Brief:
Leave the pictures out and quote every line from the start of the listing to the line with "Chart.register(...registerables);", inclusive.

Source code of charts:

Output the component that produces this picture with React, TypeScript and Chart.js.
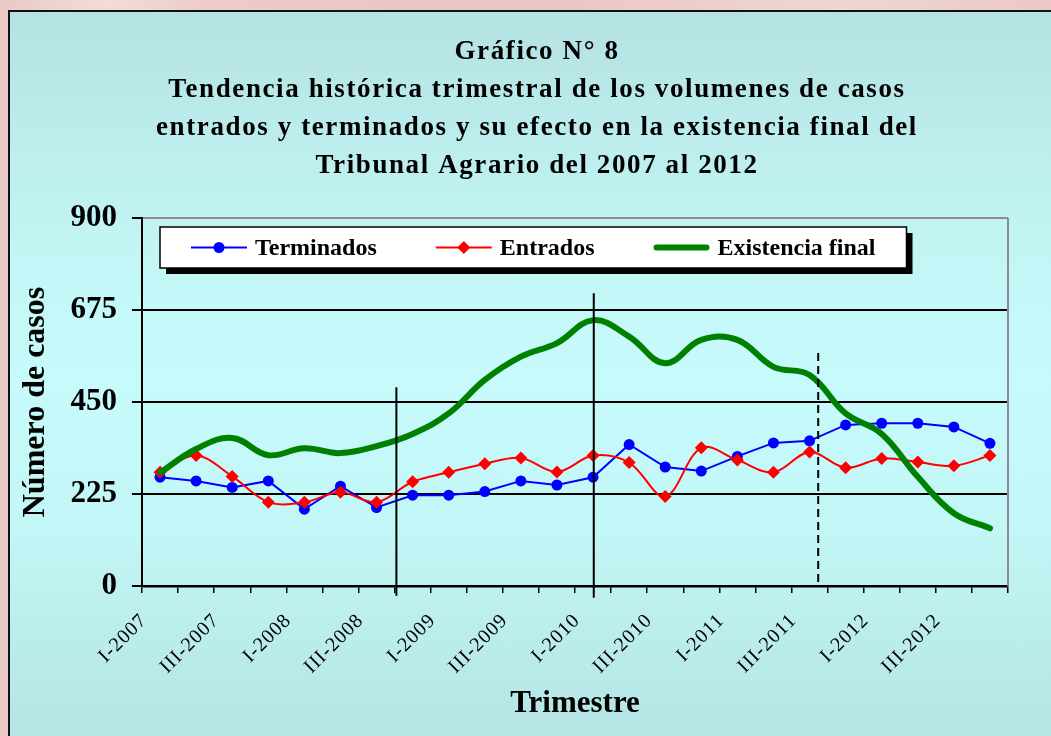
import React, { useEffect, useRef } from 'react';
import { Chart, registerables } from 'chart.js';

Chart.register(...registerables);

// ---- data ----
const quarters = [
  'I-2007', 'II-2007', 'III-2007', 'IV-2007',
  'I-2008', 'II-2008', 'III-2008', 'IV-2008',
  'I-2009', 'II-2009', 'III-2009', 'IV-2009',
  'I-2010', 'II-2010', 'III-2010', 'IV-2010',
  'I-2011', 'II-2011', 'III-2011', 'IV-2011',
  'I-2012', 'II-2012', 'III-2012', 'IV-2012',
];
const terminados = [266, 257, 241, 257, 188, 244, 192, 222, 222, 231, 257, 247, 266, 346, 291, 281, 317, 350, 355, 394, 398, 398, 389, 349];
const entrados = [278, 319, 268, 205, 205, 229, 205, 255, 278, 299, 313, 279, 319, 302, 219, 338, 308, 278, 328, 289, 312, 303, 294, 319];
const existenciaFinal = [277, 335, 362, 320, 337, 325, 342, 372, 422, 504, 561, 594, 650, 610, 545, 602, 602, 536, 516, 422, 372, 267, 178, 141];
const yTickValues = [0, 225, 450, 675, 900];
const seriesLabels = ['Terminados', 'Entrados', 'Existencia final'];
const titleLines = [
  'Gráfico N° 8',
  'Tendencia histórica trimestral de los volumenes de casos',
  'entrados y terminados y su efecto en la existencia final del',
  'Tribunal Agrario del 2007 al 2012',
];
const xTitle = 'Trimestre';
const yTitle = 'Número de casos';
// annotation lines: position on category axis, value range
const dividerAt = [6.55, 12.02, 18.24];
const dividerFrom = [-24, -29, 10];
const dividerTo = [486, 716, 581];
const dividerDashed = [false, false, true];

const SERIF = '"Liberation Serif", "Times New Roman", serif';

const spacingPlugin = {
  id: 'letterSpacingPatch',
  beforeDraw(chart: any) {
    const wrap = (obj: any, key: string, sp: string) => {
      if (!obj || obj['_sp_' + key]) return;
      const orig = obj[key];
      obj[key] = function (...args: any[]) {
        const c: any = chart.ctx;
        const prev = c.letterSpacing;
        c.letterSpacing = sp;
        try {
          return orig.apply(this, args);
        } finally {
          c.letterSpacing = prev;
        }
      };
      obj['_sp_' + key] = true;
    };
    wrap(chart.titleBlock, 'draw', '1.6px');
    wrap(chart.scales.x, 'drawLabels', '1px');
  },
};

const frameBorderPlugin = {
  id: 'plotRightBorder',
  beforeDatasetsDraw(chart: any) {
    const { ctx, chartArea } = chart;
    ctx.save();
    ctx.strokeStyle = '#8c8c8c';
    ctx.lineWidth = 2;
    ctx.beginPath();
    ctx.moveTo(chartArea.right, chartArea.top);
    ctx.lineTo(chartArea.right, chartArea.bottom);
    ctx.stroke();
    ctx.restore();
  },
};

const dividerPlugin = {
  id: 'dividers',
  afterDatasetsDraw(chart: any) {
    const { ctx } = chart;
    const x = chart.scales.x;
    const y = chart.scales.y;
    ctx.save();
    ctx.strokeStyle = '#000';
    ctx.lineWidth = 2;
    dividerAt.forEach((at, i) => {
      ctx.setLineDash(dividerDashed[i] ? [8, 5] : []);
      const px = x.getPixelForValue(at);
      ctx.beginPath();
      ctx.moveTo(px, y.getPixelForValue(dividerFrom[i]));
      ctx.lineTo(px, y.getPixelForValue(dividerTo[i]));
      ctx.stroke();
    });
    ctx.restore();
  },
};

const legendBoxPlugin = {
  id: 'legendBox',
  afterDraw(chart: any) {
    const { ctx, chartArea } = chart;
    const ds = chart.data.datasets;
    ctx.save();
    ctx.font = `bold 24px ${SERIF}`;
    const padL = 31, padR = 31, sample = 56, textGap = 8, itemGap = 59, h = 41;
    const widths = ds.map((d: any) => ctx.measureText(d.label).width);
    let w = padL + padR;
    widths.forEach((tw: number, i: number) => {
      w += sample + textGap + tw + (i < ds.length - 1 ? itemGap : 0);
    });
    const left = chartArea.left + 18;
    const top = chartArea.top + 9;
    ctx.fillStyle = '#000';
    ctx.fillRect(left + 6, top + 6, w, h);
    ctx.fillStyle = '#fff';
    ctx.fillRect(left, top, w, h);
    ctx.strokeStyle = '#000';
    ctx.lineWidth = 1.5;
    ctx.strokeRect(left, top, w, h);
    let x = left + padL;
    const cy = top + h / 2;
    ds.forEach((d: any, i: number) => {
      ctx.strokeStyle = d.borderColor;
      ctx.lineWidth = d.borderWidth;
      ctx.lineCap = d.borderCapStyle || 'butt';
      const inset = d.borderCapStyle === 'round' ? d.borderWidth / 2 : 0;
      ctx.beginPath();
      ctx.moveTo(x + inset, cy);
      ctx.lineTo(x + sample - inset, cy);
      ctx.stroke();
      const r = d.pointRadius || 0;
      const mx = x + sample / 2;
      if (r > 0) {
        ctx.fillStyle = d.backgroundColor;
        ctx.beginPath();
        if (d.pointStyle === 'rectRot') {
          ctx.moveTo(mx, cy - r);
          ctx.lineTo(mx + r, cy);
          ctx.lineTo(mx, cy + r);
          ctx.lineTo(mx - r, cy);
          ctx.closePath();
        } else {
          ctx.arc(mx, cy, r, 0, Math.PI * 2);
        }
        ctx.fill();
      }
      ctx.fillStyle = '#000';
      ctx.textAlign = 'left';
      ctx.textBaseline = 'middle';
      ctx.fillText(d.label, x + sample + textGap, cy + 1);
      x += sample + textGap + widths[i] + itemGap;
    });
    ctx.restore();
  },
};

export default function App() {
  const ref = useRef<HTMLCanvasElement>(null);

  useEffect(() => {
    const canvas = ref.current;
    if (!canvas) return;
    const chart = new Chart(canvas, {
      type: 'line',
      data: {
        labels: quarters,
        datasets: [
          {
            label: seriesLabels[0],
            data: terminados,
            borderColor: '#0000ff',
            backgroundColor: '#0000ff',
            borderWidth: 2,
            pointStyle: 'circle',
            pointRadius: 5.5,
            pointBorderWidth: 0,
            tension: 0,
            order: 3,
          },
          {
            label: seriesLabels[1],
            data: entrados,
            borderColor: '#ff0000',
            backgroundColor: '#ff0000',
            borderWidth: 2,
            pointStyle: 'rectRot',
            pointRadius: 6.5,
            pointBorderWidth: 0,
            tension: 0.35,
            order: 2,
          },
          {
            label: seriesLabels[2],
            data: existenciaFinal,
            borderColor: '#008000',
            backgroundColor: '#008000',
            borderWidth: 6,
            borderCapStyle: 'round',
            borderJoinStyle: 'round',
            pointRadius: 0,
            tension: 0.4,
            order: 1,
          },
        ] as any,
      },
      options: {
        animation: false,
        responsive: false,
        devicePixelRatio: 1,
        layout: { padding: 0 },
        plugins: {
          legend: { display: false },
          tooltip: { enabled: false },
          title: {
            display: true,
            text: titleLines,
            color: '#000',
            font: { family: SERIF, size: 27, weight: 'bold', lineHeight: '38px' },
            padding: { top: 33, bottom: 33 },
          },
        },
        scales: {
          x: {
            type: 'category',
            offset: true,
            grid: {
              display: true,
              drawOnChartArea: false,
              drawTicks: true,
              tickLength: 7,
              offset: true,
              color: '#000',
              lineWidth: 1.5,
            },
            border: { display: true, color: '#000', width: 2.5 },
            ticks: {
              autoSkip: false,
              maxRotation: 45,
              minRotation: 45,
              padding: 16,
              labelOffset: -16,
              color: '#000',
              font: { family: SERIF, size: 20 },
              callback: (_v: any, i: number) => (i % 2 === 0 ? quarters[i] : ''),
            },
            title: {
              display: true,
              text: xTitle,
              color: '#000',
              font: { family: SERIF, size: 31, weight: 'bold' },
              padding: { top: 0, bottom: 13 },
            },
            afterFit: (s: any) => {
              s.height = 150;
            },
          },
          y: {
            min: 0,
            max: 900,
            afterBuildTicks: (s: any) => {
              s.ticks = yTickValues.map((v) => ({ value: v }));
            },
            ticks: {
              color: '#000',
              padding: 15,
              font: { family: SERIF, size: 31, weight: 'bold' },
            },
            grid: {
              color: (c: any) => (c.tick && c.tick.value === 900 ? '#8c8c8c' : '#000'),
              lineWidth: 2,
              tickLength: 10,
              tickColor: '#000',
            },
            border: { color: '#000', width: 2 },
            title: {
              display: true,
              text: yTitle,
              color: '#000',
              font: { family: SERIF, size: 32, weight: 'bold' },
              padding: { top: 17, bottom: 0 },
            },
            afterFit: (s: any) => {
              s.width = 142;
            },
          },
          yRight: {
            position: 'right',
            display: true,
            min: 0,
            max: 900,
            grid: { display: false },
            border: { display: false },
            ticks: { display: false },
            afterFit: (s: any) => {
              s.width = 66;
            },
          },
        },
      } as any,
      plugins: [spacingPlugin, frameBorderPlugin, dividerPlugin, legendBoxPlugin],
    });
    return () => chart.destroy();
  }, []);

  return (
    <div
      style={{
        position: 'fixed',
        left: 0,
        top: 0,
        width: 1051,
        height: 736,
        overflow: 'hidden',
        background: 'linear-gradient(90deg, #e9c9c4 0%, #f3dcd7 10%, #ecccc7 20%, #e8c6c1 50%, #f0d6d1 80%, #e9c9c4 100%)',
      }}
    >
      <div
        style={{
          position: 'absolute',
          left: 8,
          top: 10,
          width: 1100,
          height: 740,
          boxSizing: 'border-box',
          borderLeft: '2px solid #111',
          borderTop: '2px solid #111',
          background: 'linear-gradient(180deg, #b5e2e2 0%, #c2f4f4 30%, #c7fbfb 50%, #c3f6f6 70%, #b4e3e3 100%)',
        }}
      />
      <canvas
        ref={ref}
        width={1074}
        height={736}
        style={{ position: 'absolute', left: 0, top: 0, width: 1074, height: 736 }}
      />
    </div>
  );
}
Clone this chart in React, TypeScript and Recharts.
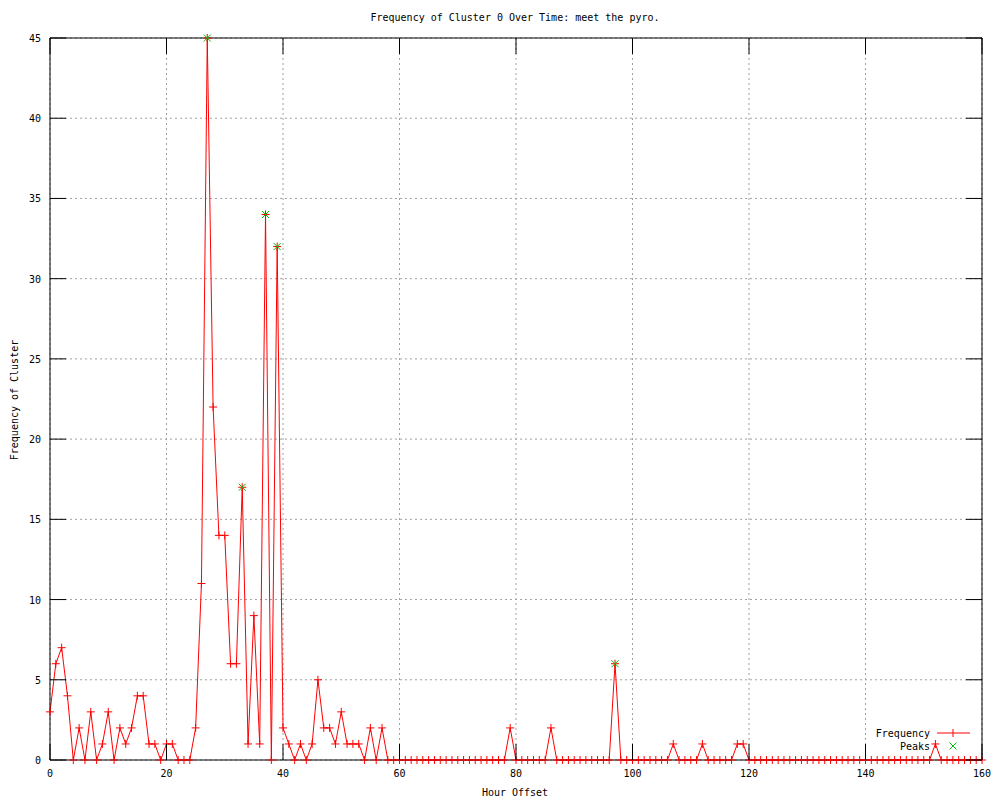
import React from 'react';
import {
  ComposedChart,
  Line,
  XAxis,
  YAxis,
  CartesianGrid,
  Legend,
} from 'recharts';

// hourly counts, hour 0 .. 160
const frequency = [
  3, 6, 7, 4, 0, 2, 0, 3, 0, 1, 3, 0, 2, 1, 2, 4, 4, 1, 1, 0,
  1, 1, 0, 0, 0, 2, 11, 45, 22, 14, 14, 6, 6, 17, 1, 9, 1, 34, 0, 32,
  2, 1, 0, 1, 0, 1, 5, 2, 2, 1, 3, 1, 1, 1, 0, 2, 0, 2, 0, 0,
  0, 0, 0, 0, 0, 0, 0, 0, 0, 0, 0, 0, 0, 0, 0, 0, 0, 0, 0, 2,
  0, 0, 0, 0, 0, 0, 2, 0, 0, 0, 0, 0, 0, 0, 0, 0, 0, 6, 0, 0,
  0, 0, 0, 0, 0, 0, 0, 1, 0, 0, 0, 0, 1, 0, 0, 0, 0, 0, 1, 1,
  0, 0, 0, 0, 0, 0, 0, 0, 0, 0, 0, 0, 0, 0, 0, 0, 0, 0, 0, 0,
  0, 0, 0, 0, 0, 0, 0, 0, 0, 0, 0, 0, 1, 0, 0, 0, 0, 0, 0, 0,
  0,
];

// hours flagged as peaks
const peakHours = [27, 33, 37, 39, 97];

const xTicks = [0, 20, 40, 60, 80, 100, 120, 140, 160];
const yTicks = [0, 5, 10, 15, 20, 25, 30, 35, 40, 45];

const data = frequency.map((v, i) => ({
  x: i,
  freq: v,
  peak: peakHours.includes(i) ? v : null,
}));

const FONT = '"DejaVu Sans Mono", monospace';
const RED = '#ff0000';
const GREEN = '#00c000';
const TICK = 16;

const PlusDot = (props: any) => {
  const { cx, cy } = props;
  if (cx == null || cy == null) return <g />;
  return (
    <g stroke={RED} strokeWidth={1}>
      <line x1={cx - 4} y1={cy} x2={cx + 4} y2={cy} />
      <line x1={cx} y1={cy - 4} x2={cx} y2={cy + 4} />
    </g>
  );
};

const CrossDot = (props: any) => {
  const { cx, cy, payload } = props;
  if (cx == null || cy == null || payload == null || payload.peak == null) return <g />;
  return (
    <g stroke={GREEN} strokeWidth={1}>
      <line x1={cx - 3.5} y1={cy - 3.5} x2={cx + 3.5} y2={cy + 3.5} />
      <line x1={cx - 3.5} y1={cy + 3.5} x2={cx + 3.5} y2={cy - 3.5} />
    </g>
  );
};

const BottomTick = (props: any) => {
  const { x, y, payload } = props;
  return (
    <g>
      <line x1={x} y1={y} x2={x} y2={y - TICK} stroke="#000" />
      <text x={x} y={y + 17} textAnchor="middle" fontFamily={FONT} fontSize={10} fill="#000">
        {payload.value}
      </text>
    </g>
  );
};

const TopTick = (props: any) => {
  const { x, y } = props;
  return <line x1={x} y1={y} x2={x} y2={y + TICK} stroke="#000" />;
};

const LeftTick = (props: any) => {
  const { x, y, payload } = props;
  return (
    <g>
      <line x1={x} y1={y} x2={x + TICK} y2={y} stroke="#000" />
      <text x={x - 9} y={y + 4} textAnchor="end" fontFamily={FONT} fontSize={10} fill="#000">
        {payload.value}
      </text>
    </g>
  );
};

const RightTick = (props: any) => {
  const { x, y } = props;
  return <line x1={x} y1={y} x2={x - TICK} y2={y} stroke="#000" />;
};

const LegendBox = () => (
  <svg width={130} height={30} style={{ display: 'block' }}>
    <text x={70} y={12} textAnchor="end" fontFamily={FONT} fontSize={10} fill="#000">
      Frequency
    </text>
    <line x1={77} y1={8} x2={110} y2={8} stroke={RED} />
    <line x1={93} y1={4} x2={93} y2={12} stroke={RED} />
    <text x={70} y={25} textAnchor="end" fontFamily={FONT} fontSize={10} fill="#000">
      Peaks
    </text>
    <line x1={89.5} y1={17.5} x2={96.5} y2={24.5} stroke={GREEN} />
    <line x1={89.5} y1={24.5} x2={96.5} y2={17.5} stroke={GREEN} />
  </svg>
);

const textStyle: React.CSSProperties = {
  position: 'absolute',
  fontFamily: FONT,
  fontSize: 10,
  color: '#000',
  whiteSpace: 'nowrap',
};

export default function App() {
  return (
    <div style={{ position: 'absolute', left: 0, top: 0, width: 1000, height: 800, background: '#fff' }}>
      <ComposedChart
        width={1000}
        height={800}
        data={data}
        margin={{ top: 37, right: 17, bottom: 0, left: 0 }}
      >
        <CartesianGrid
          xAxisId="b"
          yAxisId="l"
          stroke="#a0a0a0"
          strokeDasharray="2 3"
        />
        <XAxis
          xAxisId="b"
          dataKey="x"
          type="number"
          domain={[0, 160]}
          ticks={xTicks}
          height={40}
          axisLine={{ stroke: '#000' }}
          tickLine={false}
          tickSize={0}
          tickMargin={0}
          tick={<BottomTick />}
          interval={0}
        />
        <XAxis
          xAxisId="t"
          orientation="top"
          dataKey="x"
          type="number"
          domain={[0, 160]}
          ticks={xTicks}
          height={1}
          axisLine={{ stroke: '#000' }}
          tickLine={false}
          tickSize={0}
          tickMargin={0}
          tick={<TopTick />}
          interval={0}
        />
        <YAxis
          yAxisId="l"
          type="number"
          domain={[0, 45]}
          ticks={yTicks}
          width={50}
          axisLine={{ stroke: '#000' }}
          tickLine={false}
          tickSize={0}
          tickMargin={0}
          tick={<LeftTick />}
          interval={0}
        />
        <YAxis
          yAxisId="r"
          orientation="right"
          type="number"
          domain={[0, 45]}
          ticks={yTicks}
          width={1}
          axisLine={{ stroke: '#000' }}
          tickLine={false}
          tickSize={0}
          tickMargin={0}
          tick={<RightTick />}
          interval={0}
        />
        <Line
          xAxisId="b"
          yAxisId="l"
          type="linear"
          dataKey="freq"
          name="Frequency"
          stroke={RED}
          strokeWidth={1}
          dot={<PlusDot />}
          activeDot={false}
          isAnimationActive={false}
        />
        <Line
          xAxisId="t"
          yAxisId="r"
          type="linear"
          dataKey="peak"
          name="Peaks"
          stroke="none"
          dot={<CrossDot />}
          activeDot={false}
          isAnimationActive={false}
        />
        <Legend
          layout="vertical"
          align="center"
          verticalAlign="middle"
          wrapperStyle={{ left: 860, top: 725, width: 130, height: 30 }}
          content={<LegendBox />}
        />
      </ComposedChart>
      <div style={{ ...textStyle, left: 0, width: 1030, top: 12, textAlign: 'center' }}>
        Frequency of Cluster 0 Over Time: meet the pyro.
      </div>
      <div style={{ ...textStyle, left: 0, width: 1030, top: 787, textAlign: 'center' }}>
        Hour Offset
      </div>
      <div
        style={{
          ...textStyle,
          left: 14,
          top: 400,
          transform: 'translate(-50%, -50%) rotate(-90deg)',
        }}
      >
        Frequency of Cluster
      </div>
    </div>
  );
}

Full solution:
Output the component that produces this picture with React, TypeScript and Chart.js.
import React, { useEffect, useRef } from 'react';
import { Chart, registerables } from 'chart.js';

Chart.register(...registerables);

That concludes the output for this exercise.